_Problem to work on:_
The entries below should be given again exactly, minus their pictures.

--- begin Supplied records ---

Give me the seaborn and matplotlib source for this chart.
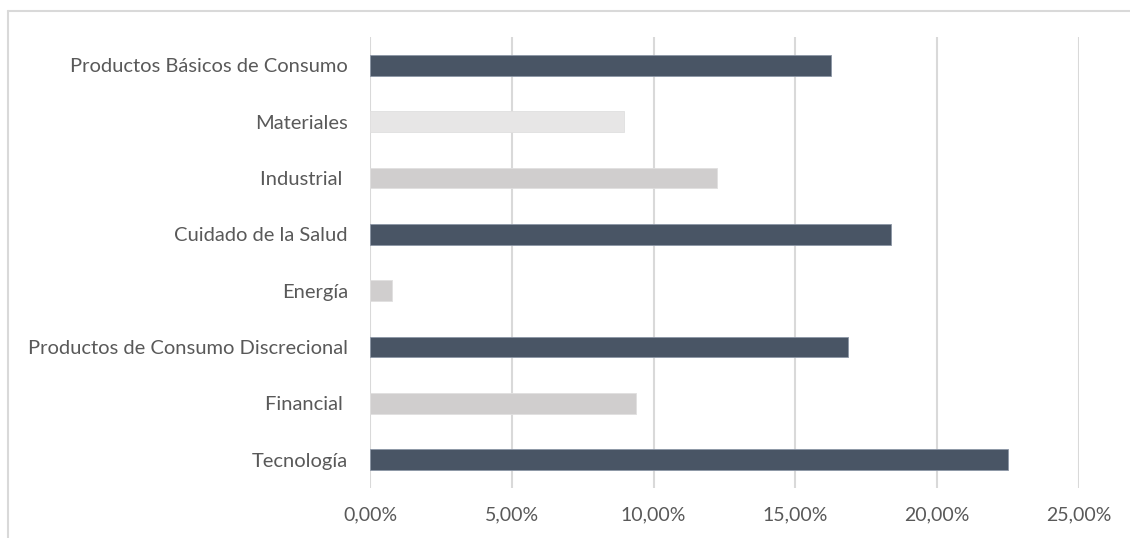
import matplotlib
matplotlib.use("Agg")
import matplotlib.pyplot as plt
from matplotlib.lines import Line2D
from matplotlib.ticker import FuncFormatter, MultipleLocator
import seaborn as sns
import pandas as pd

# Sector weights (%)
sectors = [
    "Productos Básicos de Consumo",
    "Materiales",
    "Industrial ",
    "Cuidado de la Salud",
    "Energía",
    "Productos de Consumo Discrecional",
    "Financial ",
    "Tecnología",
]
weights = [16.26, 8.96, 12.24, 18.37, 0.78, 16.85, 9.38, 22.50]
bar_colors = ["#44546A", "#E7E6E6", "#D0CECE", "#44546A",
              "#D0CECE", "#44546A", "#D0CECE", "#44546A"]

df = pd.DataFrame({"sector": sectors, "weight": weights})

sns.set_theme(style="white")
plt.rcParams["font.family"] = ["Lato", "DejaVu Sans"]

fig = plt.figure(figsize=(11.3, 5.38), dpi=100)
ax = fig.add_axes([370 / 1130, 1 - 488 / 538, (1079 - 370) / 1130, (488 - 37) / 538])

sns.barplot(data=df, y="sector", x="weight", hue="sector",
            palette=dict(zip(sectors, bar_colors)), legend=False,
            width=0.37, orient="h", ax=ax, zorder=3,
            edgecolor="none")
for patch, c in zip(ax.patches, bar_colors):
    patch.set_edgecolor("#8C96A6" if c == "#44546A" else "#E0DFDF")
    patch.set_linewidth(0.6)

ax.set_xlim(0, 25)
ax.set_ylim(7.5, -0.5)
ax.xaxis.set_major_locator(MultipleLocator(5))
ax.xaxis.set_major_formatter(FuncFormatter(lambda v, p: f"{v:.2f}".replace(".", ",") + "%"))
ax.grid(axis="x", color="#D9D9D9", linewidth=1.5, zorder=0)
ax.grid(axis="y", visible=False)
for s in ax.spines.values():
    s.set_visible(False)
ax.set_xlabel("")
ax.set_ylabel("")
ax.tick_params(axis="y", length=0, pad=16, labelsize=14.5, labelcolor="#595959")
ax.tick_params(axis="x", length=0, pad=13, labelsize=14, labelcolor="#595959")

# Chart frame (top and left edges)
frame_kw = dict(color="#D9D9D9", linewidth=1.5, transform=fig.transFigure)
fig.add_artist(Line2D([8 / 1130, 1.0], [1 - 11 / 538, 1 - 11 / 538], **frame_kw))
fig.add_artist(Line2D([8 / 1130, 8 / 1130], [1 - 11 / 538, 0.0], **frame_kw))

fig.savefig("out.png", dpi=100, facecolor="white")
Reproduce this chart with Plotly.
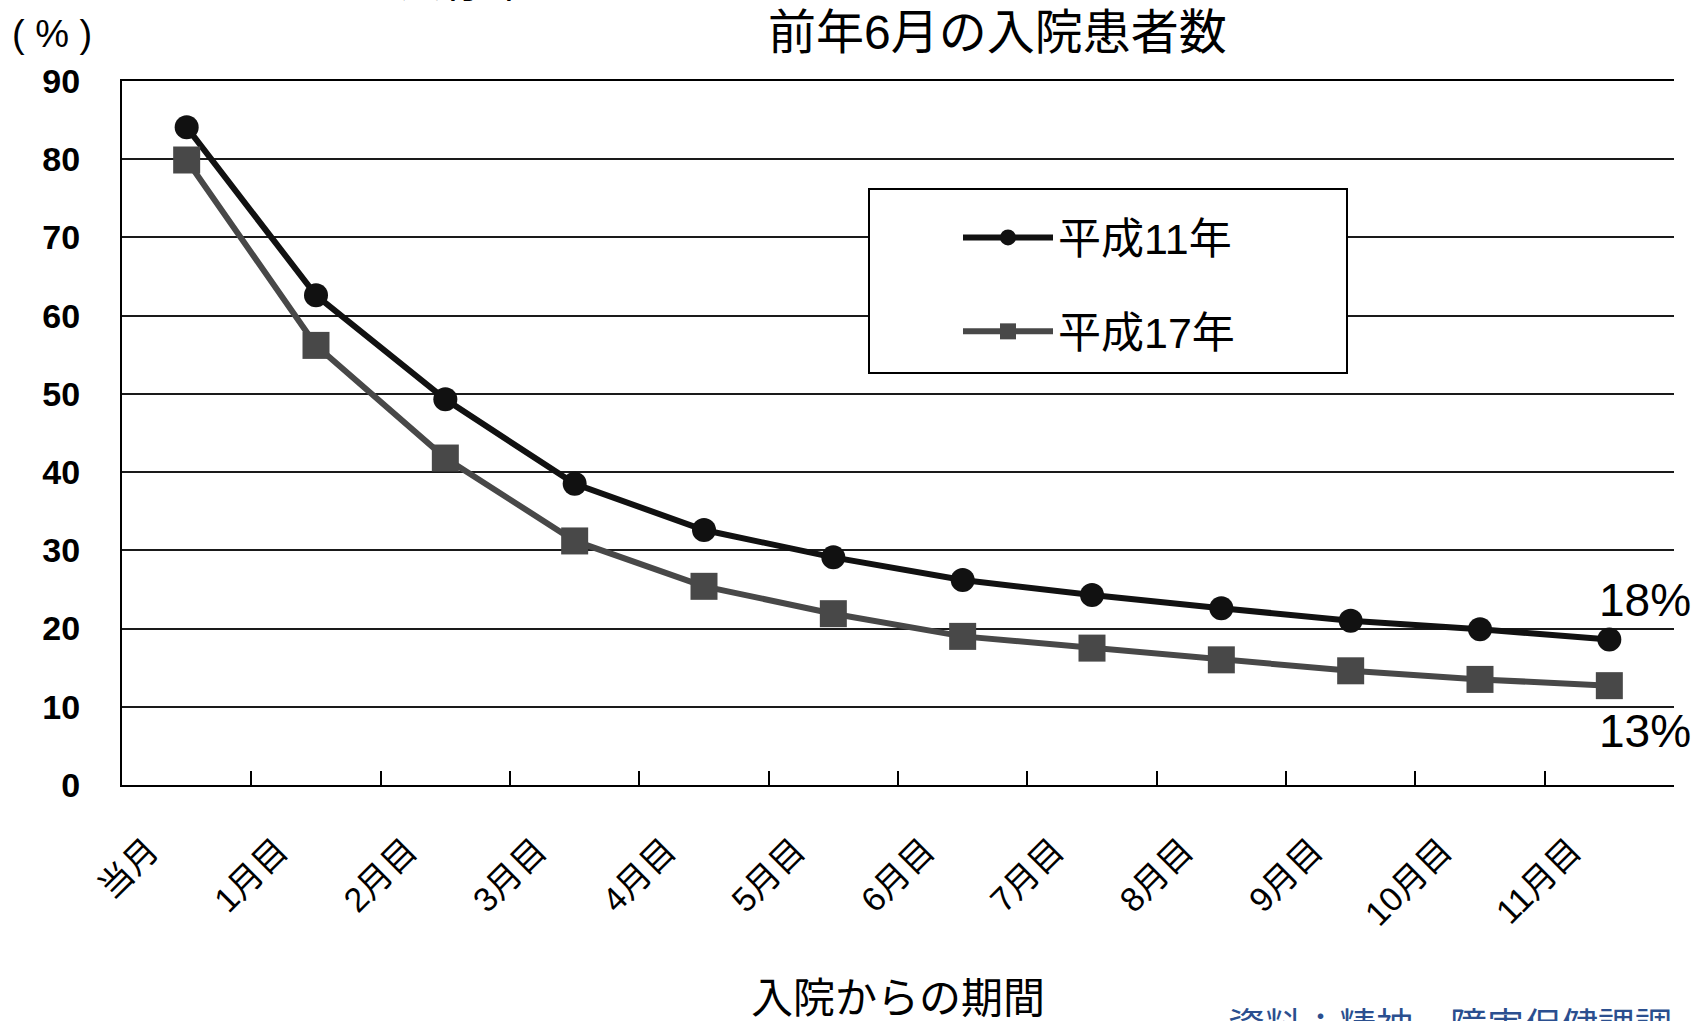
import plotly.graph_objects as go

categories = ["当月", "1月目", "2月目", "3月目", "4月目", "5月目", "6月目",
              "7月目", "8月目", "9月目", "10月目", "11月目"]
series_names = ["平成11年", "平成17年"]
h11 = [84.1, 62.6, 49.3, 38.5, 32.6, 29.1, 26.2, 24.3, 22.6, 21.0, 19.9, 18.6]
h17 = [79.9, 56.2, 41.8, 31.2, 25.4, 21.9, 19.0, 17.5, 16.0, 14.6, 13.5, 12.7]
end_labels = ["18%", "13%"]
y_ticks = [0, 10, 20, 30, 40, 50, 60, 70, 80, 90]

W, H = 1696, 1021
L, R, T, B = 122, 22, 81, 236
PW, PH = W - L - R, H - T - B

JP = "Liberation Sans, Arial, Noto Sans CJK JP, sans-serif"

def px_x(x):
    return (x - L) / PW

def px_y(y):
    return 1 - (y - T) / PH

fig = go.Figure()
fig.add_trace(go.Scatter(
    x=categories, y=h11, name=series_names[0], mode="lines+markers",
    line=dict(color="#111111", width=6),
    marker=dict(symbol="circle", size=24, color="#111111"),
    legendgroup="a",
))
fig.add_trace(go.Scatter(
    x=categories, y=h17, name=series_names[1], mode="lines+markers",
    line=dict(color="#484848", width=6),
    marker=dict(symbol="square", size=27, color="#484848"),
    legendgroup="b",
))

fig.update_layout(
    width=W, height=H,
    margin=dict(l=L, r=R, t=T, b=B, pad=0),
    paper_bgcolor="white", plot_bgcolor="white",
    font=dict(family=JP, color="black"),
    showlegend=True,
    legend=dict(
        x=px_x(958), y=px_y(203),
        xanchor="left", yanchor="top",
        bgcolor="rgba(0,0,0,0)", borderwidth=0,
        font=dict(size=43, family=JP, color="black"),
        itemwidth=90, tracegroupgap=35,
    ),
    shapes=[dict(type="rect", xref="paper", yref="paper",
                 x0=px_x(869), x1=px_x(1347), y0=px_y(373), y1=px_y(189),
                 line=dict(color="black", width=2), fillcolor="white", layer="above")],
)

fig.update_xaxes(
    type="category", tickson="boundaries", range=[-0.5, len(categories) - 0.5],
    ticks="inside", ticklen=14, tickwidth=2, tickcolor="black",
    showline=True, linecolor="black", linewidth=2, mirror=True,
    showgrid=False, zeroline=False,
    tickangle=-45, tickfont=dict(size=34, family=JP, color="black"),
    ticklabelstandoff=30, ticklabelshift=-38,
)
fig.update_yaxes(
    range=[0, 90], tickvals=y_ticks, ticks="",
    showline=True, linecolor="black", linewidth=2,
    showgrid=True, gridcolor="#1a1a1a", gridwidth=2, zeroline=False,
    tickfont=dict(size=34, family="Liberation Sans, Arial", color="black", weight="bold"),
    ticklabelstandoff=33,
)

annotations = [
    dict(text="前年6月の入院患者数", xref="paper", yref="paper", x=px_x(997),
         y=1, yshift=(T - 32), xanchor="center", yanchor="middle", showarrow=False,
         font=dict(size=48, family=JP, color="black")),
    dict(text="残存率", xref="paper", yref="paper", x=px_x(465),
         y=1, yshift=(T - 8), xanchor="center", yanchor="bottom", showarrow=False,
         font=dict(size=44, family=JP, color="black")),
    dict(text="( % )", xref="paper", yref="paper", x=0, xshift=-(L - 52),
         y=1, yshift=(T - 34), xanchor="center", yanchor="middle", showarrow=False,
         font=dict(size=38, family="Liberation Sans, Arial", color="black")),
    dict(text="入院からの期間", xref="paper", yref="paper", x=0.5,
         y=0, yshift=-(998 - 785), xanchor="center", yanchor="middle", showarrow=False,
         font=dict(size=42, family=JP, color="black")),
    dict(text="資料：精神・障害保健課調", xref="paper", yref="paper", x=1,
         y=0, yshift=-(995 - 785), xanchor="right", yanchor="top", showarrow=False,
         font=dict(size=37, family="Noto Sans CJK JP", color="#2b4f8f")),
    dict(text=end_labels[0], xref="paper", yref="y", x=1, xshift=19, y=h11[-1], yshift=40,
         xanchor="right", yanchor="middle", showarrow=False,
         font=dict(size=46, family="Liberation Sans, Arial", color="black")),
    dict(text=end_labels[1], xref="paper", yref="y", x=1, xshift=19, y=h17[-1], yshift=-45,
         xanchor="right", yanchor="middle", showarrow=False,
         font=dict(size=46, family="Liberation Sans, Arial", color="black")),
]
fig.update_layout(annotations=annotations)

fig.write_html("out.html", config={"displayModeBar": False},
               post_script="document.body.style.margin='0';")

--- end Supplied records ---

_Written solution:_
Give me the seaborn and matplotlib source for this chart.
import matplotlib
matplotlib.use("Agg")
import matplotlib.pyplot as plt
from matplotlib.lines import Line2D
from matplotlib.ticker import FuncFormatter, MultipleLocator
import seaborn as sns
import pandas as pd

# Sector weights (%)
sectors = [
    "Productos Básicos de Consumo",
    "Materiales",
    "Industrial ",
    "Cuidado de la Salud",
    "Energía",
    "Productos de Consumo Discrecional",
    "Financial ",
    "Tecnología",
]
weights = [16.26, 8.96, 12.24, 18.37, 0.78, 16.85, 9.38, 22.50]
bar_colors = ["#44546A", "#E7E6E6", "#D0CECE", "#44546A",
              "#D0CECE", "#44546A", "#D0CECE", "#44546A"]

df = pd.DataFrame({"sector": sectors, "weight": weights})

sns.set_theme(style="white")
plt.rcParams["font.family"] = ["Lato", "DejaVu Sans"]

fig = plt.figure(figsize=(11.3, 5.38), dpi=100)
ax = fig.add_axes([370 / 1130, 1 - 488 / 538, (1079 - 370) / 1130, (488 - 37) / 538])

sns.barplot(data=df, y="sector", x="weight", hue="sector",
            palette=dict(zip(sectors, bar_colors)), legend=False,
            width=0.37, orient="h", ax=ax, zorder=3,
            edgecolor="none")
for patch, c in zip(ax.patches, bar_colors):
    patch.set_edgecolor("#8C96A6" if c == "#44546A" else "#E0DFDF")
    patch.set_linewidth(0.6)

ax.set_xlim(0, 25)
ax.set_ylim(7.5, -0.5)
ax.xaxis.set_major_locator(MultipleLocator(5))
ax.xaxis.set_major_formatter(FuncFormatter(lambda v, p: f"{v:.2f}".replace(".", ",") + "%"))
ax.grid(axis="x", color="#D9D9D9", linewidth=1.5, zorder=0)
ax.grid(axis="y", visible=False)
for s in ax.spines.values():
    s.set_visible(False)
ax.set_xlabel("")
ax.set_ylabel("")
ax.tick_params(axis="y", length=0, pad=16, labelsize=14.5, labelcolor="#595959")
ax.tick_params(axis="x", length=0, pad=13, labelsize=14, labelcolor="#595959")

# Chart frame (top and left edges)
frame_kw = dict(color="#D9D9D9", linewidth=1.5, transform=fig.transFigure)
fig.add_artist(Line2D([8 / 1130, 1.0], [1 - 11 / 538, 1 - 11 / 538], **frame_kw))
fig.add_artist(Line2D([8 / 1130, 8 / 1130], [1 - 11 / 538, 0.0], **frame_kw))

fig.savefig("out.png", dpi=100, facecolor="white")
Reproduce this chart with Plotly.
import plotly.graph_objects as go

categories = ["当月", "1月目", "2月目", "3月目", "4月目", "5月目", "6月目",
              "7月目", "8月目", "9月目", "10月目", "11月目"]
series_names = ["平成11年", "平成17年"]
h11 = [84.1, 62.6, 49.3, 38.5, 32.6, 29.1, 26.2, 24.3, 22.6, 21.0, 19.9, 18.6]
h17 = [79.9, 56.2, 41.8, 31.2, 25.4, 21.9, 19.0, 17.5, 16.0, 14.6, 13.5, 12.7]
end_labels = ["18%", "13%"]
y_ticks = [0, 10, 20, 30, 40, 50, 60, 70, 80, 90]

W, H = 1696, 1021
L, R, T, B = 122, 22, 81, 236
PW, PH = W - L - R, H - T - B

JP = "Liberation Sans, Arial, Noto Sans CJK JP, sans-serif"

def px_x(x):
    return (x - L) / PW

def px_y(y):
    return 1 - (y - T) / PH

fig = go.Figure()
fig.add_trace(go.Scatter(
    x=categories, y=h11, name=series_names[0], mode="lines+markers",
    line=dict(color="#111111", width=6),
    marker=dict(symbol="circle", size=24, color="#111111"),
    legendgroup="a",
))
fig.add_trace(go.Scatter(
    x=categories, y=h17, name=series_names[1], mode="lines+markers",
    line=dict(color="#484848", width=6),
    marker=dict(symbol="square", size=27, color="#484848"),
    legendgroup="b",
))

fig.update_layout(
    width=W, height=H,
    margin=dict(l=L, r=R, t=T, b=B, pad=0),
    paper_bgcolor="white", plot_bgcolor="white",
    font=dict(family=JP, color="black"),
    showlegend=True,
    legend=dict(
        x=px_x(958), y=px_y(203),
        xanchor="left", yanchor="top",
        bgcolor="rgba(0,0,0,0)", borderwidth=0,
        font=dict(size=43, family=JP, color="black"),
        itemwidth=90, tracegroupgap=35,
    ),
    shapes=[dict(type="rect", xref="paper", yref="paper",
                 x0=px_x(869), x1=px_x(1347), y0=px_y(373), y1=px_y(189),
                 line=dict(color="black", width=2), fillcolor="white", layer="above")],
)

fig.update_xaxes(
    type="category", tickson="boundaries", range=[-0.5, len(categories) - 0.5],
    ticks="inside", ticklen=14, tickwidth=2, tickcolor="black",
    showline=True, linecolor="black", linewidth=2, mirror=True,
    showgrid=False, zeroline=False,
    tickangle=-45, tickfont=dict(size=34, family=JP, color="black"),
    ticklabelstandoff=30, ticklabelshift=-38,
)
fig.update_yaxes(
    range=[0, 90], tickvals=y_ticks, ticks="",
    showline=True, linecolor="black", linewidth=2,
    showgrid=True, gridcolor="#1a1a1a", gridwidth=2, zeroline=False,
    tickfont=dict(size=34, family="Liberation Sans, Arial", color="black", weight="bold"),
    ticklabelstandoff=33,
)

annotations = [
    dict(text="前年6月の入院患者数", xref="paper", yref="paper", x=px_x(997),
         y=1, yshift=(T - 32), xanchor="center", yanchor="middle", showarrow=False,
         font=dict(size=48, family=JP, color="black")),
    dict(text="残存率", xref="paper", yref="paper", x=px_x(465),
         y=1, yshift=(T - 8), xanchor="center", yanchor="bottom", showarrow=False,
         font=dict(size=44, family=JP, color="black")),
    dict(text="( % )", xref="paper", yref="paper", x=0, xshift=-(L - 52),
         y=1, yshift=(T - 34), xanchor="center", yanchor="middle", showarrow=False,
         font=dict(size=38, family="Liberation Sans, Arial", color="black")),
    dict(text="入院からの期間", xref="paper", yref="paper", x=0.5,
         y=0, yshift=-(998 - 785), xanchor="center", yanchor="middle", showarrow=False,
         font=dict(size=42, family=JP, color="black")),
    dict(text="資料：精神・障害保健課調", xref="paper", yref="paper", x=1,
         y=0, yshift=-(995 - 785), xanchor="right", yanchor="top", showarrow=False,
         font=dict(size=37, family="Noto Sans CJK JP", color="#2b4f8f")),
    dict(text=end_labels[0], xref="paper", yref="y", x=1, xshift=19, y=h11[-1], yshift=40,
         xanchor="right", yanchor="middle", showarrow=False,
         font=dict(size=46, family="Liberation Sans, Arial", color="black")),
    dict(text=end_labels[1], xref="paper", yref="y", x=1, xshift=19, y=h17[-1], yshift=-45,
         xanchor="right", yanchor="middle", showarrow=False,
         font=dict(size=46, family="Liberation Sans, Arial", color="black")),
]
fig.update_layout(annotations=annotations)

fig.write_html("out.html", config={"displayModeBar": False},
               post_script="document.body.style.margin='0';")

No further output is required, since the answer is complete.